Segundo Minky Worden, diretora da Global Initiatives: “Dignidade e orgulho no trabalho se concretizam através de remuneração justa, condições de vida e de trabalho seguras, e respeito aos contratos. No entanto, para muitos trabalhadores migrantes no Catar, a realidade tem sido o pagamento de taxas de recrutamento exorbitantes que podem levar anos para serem quitadas, meses de salários atrasados ou não pagos por trabalhos que realizaram, locais de trabalho inseguros e acomodação inadequada que levaram ao registro de 6 mil mortes inexplicadas e à perda de entes queridos e de meios de subsistência para suas famílias.”

Como falar em trabalho digno? Como ignorar um sistema que deteriora condições humanas e de trabalho?

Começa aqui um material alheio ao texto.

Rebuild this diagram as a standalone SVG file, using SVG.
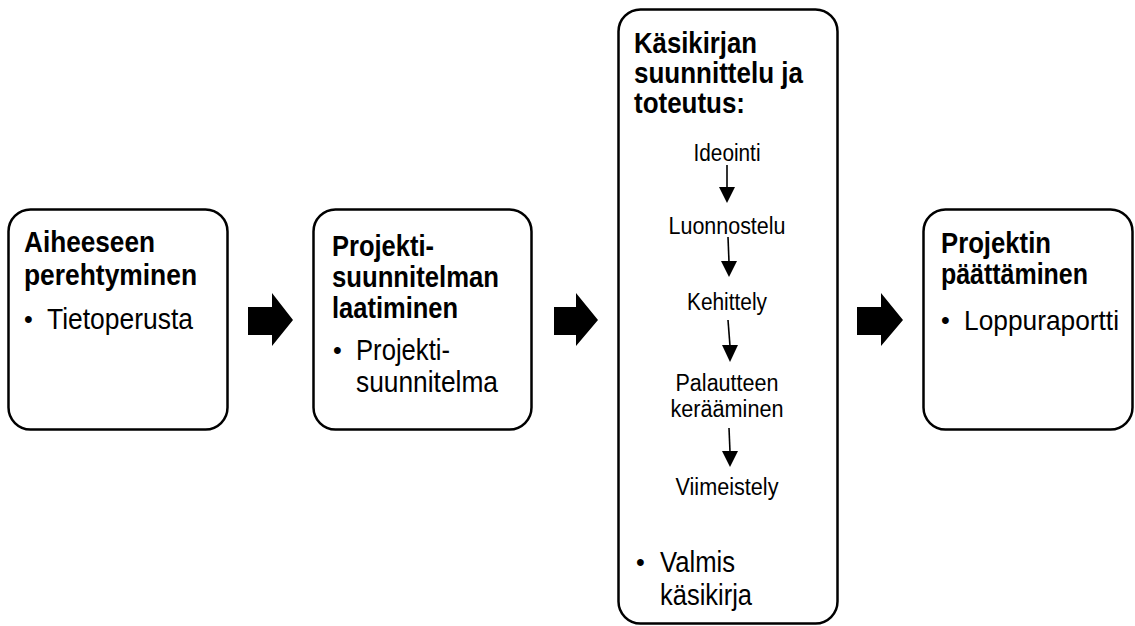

Al Thumama possui simbolismos que refletem a cultura do Catar
Comunidade internacional está atenta à situação no Catar. Crédito: Divulgação

Sediar uma Copa do Mundo nunca foi somente sobre futebol e entretenimento. É também sobre desenvolvimento em infraestrutura, mobilidade urbana, turismo e geração de empregos. No mundo onde mais de um terço de todos os ativos sob gestão global são em ESG (em português, ambiental, social e governança), os direitos humanos estão no cerne do “S”.

É necessário reconhecer que as instituições estão avançando quando verbalizam compromissos e possuem ações que visem minimizar e remediar os impactos. A mesma FIFA implantou em 2018 um canal em seu site que permite a jornalistas e defensores dos direitos humanos fazerem denúncias, caso haja restrições ao trabalho e violações em países onde a entidade abriga seus torneios.

Mas ainda há muito o que ser feito e a comunidade internacional está atenta à situação no Catar. Uma coalizão formada pela Anistia Internacional, Human Rights Watch e mais oito ONG's tem exercido o papel de solicitar que a FIFA doe para o torneio de 2022 US$ 440 milhões como um fundo de compensação para centenas de milhares de trabalhadores migrantes que teriam sofrido abusos durante a preparação para o campeonato. O grupo ainda pleiteia que a Federação “estabeleça um programa abrangente para garantir que todos os abusos trabalhistas para os quais a FIFA contribuiu sejam remediados”.

A cena do futebol não é mais sobre 22 jogadores e uma bola. Esse ecossistema é muito maior que a emoção de ser a melhor seleção do mundo. É diferente! É sobre termos a oportunidade de sermos melhores em tudo.

Este texto não traduz, necessariamente, a opinião de A Gazeta.